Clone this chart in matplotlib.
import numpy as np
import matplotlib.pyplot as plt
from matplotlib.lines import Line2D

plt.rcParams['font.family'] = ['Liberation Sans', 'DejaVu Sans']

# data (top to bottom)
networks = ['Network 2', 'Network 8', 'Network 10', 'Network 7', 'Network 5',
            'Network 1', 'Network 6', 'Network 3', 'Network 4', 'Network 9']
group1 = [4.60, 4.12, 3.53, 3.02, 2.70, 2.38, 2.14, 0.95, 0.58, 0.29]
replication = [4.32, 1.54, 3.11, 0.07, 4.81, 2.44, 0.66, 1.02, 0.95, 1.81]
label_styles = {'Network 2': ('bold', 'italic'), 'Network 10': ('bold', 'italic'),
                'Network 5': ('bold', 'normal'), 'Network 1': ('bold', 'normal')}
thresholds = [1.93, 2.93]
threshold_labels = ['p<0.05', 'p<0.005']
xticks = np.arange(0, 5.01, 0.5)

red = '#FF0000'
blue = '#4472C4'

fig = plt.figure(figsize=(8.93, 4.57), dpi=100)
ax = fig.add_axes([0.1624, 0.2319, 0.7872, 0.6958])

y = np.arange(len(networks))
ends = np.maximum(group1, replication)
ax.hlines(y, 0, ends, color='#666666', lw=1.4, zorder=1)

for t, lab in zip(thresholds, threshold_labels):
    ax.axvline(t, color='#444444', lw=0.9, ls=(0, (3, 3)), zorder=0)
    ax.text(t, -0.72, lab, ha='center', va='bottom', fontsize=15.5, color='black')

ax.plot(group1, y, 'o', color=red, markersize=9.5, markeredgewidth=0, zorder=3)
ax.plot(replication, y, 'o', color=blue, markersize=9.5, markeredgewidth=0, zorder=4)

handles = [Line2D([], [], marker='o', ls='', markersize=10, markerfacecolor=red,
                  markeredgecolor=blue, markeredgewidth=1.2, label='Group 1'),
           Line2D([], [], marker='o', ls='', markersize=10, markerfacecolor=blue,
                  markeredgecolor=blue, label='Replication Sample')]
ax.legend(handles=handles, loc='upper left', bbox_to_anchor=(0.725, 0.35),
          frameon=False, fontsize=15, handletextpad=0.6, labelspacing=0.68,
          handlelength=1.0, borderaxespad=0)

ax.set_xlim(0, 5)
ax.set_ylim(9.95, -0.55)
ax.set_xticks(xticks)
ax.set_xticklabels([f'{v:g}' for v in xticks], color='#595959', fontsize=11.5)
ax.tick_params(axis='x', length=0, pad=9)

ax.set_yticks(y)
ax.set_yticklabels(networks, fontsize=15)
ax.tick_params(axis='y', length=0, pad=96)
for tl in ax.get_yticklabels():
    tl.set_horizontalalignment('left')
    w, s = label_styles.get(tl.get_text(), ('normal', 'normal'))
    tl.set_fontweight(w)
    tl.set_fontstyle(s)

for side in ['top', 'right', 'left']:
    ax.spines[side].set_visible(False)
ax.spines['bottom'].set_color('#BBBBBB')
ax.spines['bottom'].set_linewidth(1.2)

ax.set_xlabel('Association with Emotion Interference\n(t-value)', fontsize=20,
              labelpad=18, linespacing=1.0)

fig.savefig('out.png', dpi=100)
---
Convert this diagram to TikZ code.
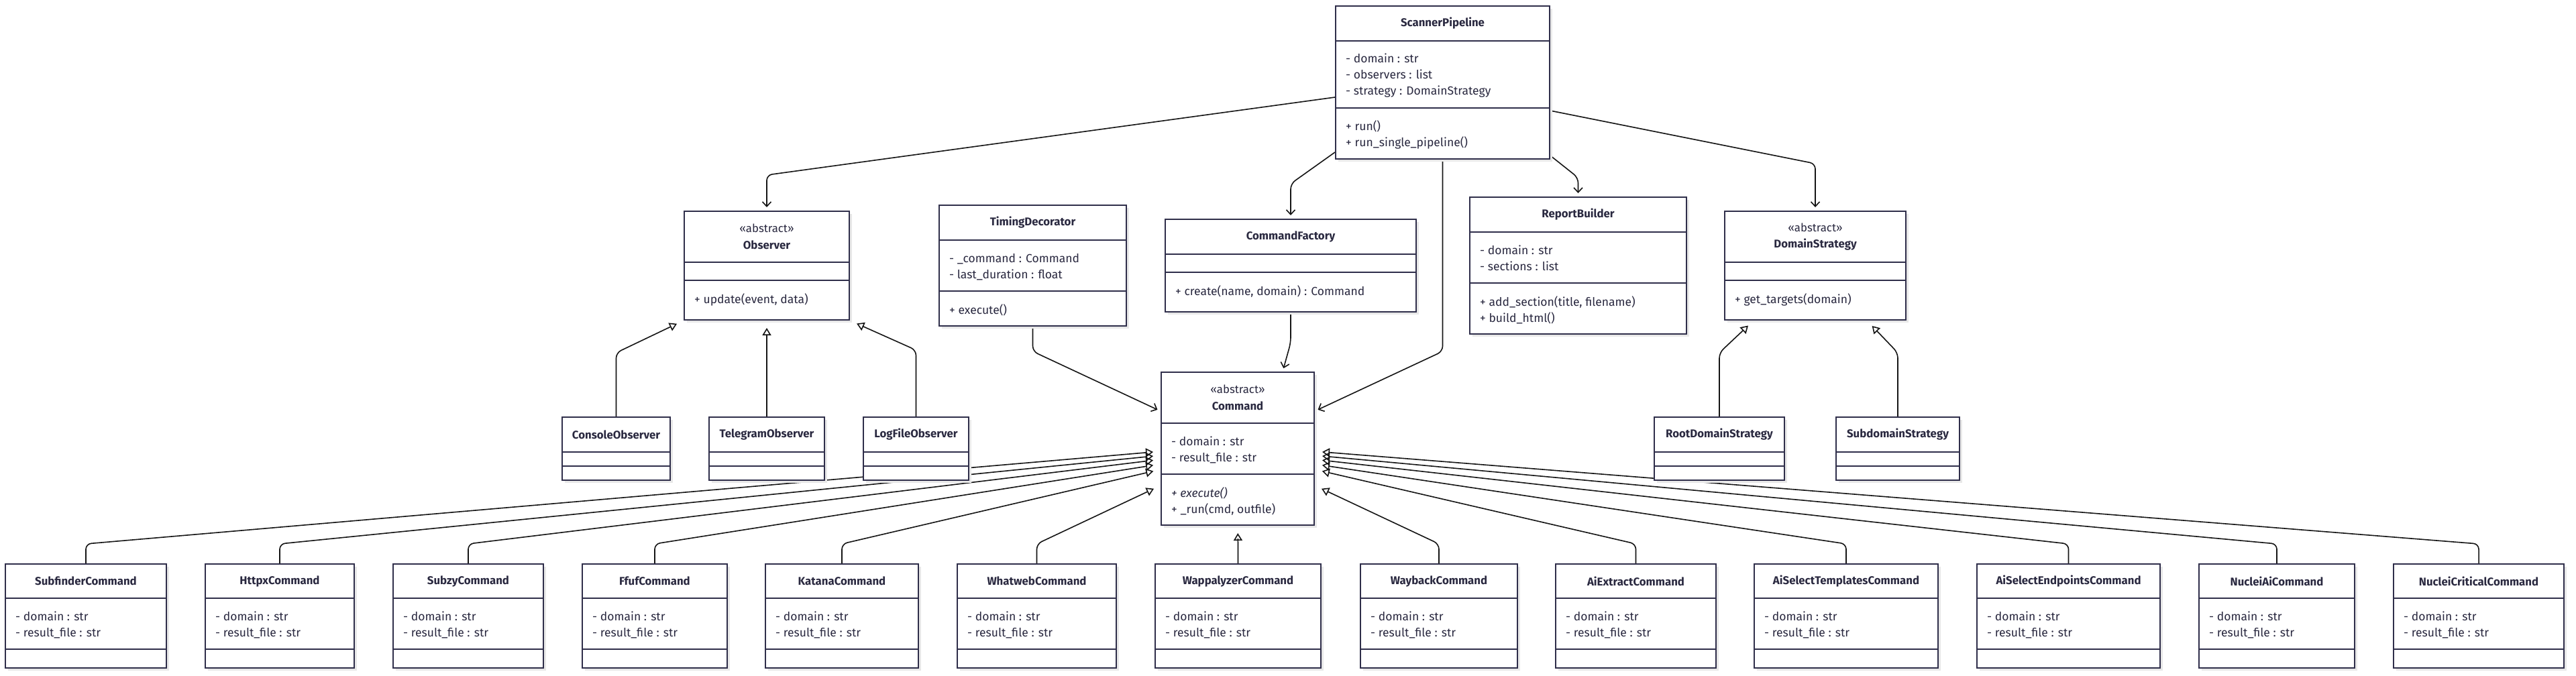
---
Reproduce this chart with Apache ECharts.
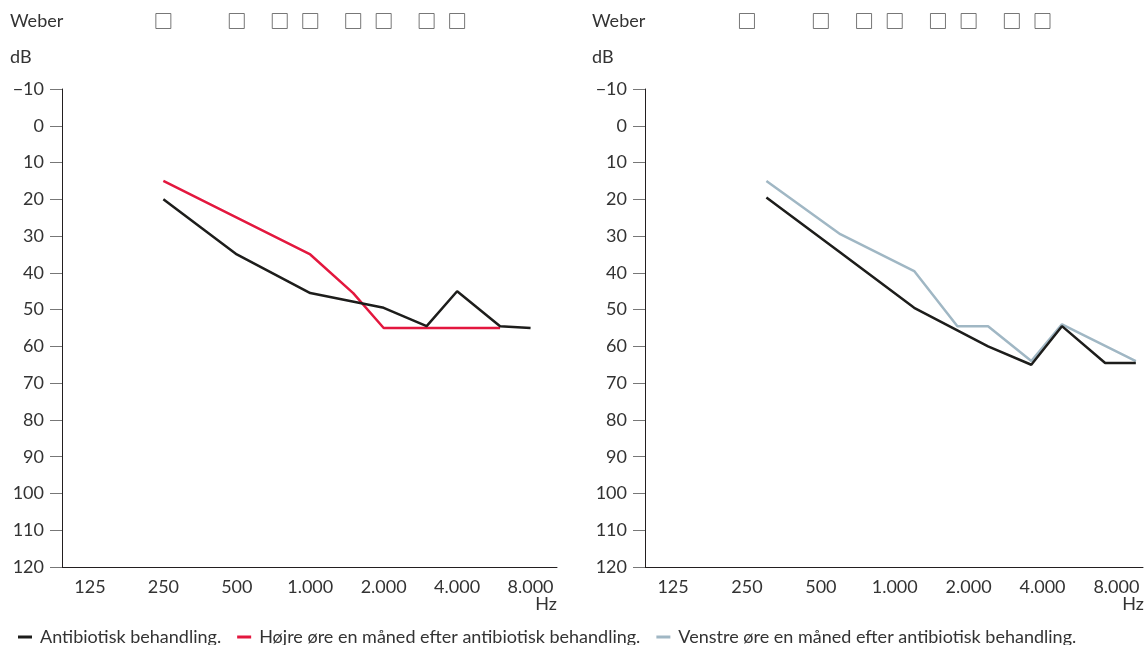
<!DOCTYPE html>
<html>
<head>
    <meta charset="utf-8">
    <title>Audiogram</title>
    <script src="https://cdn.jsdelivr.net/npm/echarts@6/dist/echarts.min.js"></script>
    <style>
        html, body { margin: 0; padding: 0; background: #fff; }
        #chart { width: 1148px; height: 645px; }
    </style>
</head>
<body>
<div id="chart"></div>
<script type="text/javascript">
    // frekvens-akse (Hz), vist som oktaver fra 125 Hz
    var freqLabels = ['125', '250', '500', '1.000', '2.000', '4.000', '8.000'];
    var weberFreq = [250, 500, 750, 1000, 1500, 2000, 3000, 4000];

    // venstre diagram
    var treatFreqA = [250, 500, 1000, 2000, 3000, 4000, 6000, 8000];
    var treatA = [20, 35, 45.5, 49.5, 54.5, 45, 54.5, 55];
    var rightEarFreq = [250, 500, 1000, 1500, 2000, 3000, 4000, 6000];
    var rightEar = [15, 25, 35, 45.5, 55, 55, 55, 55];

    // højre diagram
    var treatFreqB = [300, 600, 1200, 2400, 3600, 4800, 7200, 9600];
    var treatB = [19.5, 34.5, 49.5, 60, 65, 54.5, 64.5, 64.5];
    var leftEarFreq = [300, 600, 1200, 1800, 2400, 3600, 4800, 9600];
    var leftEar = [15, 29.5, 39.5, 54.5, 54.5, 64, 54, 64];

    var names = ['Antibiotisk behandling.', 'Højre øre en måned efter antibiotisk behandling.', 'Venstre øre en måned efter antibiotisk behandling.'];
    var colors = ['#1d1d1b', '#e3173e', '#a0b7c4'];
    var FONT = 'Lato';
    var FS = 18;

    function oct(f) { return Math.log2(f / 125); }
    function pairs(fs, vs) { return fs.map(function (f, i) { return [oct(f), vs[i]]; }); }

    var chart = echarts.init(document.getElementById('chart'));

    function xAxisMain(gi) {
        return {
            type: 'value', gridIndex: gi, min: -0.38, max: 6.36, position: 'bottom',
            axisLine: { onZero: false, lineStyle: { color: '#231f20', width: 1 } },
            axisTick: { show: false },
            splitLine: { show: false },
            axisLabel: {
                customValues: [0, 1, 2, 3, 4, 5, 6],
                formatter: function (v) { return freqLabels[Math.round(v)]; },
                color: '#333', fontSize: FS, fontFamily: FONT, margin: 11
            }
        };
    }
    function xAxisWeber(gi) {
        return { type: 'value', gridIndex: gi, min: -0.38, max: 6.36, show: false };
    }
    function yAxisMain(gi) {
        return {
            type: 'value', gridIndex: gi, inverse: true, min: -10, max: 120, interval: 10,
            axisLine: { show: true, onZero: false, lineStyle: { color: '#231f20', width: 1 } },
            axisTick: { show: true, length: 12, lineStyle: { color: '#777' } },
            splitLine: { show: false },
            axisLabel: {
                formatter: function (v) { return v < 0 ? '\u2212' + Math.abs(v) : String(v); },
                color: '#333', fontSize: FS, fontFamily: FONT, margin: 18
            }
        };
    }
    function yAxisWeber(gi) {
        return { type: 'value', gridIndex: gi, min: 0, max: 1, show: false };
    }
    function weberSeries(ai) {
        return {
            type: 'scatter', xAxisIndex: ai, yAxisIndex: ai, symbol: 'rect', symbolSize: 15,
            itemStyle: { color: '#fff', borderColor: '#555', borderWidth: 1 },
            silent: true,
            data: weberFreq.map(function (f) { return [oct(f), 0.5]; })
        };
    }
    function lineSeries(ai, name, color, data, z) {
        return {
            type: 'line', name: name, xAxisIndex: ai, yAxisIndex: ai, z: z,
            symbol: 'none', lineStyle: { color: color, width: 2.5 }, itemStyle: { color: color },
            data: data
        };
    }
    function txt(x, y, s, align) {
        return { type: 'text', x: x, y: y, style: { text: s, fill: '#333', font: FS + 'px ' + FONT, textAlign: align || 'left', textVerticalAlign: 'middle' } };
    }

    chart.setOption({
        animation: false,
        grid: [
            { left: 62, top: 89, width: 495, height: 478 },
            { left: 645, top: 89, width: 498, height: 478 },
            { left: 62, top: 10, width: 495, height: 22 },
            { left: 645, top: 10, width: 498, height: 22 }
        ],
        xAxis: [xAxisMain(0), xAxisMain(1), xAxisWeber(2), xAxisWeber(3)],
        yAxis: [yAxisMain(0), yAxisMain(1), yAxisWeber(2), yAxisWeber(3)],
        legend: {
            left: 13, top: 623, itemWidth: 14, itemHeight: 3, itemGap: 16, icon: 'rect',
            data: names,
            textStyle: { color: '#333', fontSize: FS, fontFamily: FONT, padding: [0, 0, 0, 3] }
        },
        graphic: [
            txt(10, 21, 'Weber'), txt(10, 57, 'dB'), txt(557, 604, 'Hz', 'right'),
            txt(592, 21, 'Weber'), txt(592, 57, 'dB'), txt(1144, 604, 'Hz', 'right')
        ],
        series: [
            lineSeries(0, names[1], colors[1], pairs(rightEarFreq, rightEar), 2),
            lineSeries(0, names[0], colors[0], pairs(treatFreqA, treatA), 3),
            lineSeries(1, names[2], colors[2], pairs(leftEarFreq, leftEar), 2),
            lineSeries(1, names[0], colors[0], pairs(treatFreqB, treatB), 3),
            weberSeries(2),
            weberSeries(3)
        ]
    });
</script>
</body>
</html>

#### Request
Extract, word for word, the line containing "Clone this chart in matplotlib.", the line containing "blue = '#4472C4'", and every line between them.

#### Right answer
Clone this chart in matplotlib.
import numpy as np
import matplotlib.pyplot as plt
from matplotlib.lines import Line2D

plt.rcParams['font.family'] = ['Liberation Sans', 'DejaVu Sans']

# data (top to bottom)
networks = ['Network 2', 'Network 8', 'Network 10', 'Network 7', 'Network 5',
            'Network 1', 'Network 6', 'Network 3', 'Network 4', 'Network 9']
group1 = [4.60, 4.12, 3.53, 3.02, 2.70, 2.38, 2.14, 0.95, 0.58, 0.29]
replication = [4.32, 1.54, 3.11, 0.07, 4.81, 2.44, 0.66, 1.02, 0.95, 1.81]
label_styles = {'Network 2': ('bold', 'italic'), 'Network 10': ('bold', 'italic'),
                'Network 5': ('bold', 'normal'), 'Network 1': ('bold', 'normal')}
thresholds = [1.93, 2.93]
threshold_labels = ['p<0.05', 'p<0.005']
xticks = np.arange(0, 5.01, 0.5)

red = '#FF0000'
blue = '#4472C4'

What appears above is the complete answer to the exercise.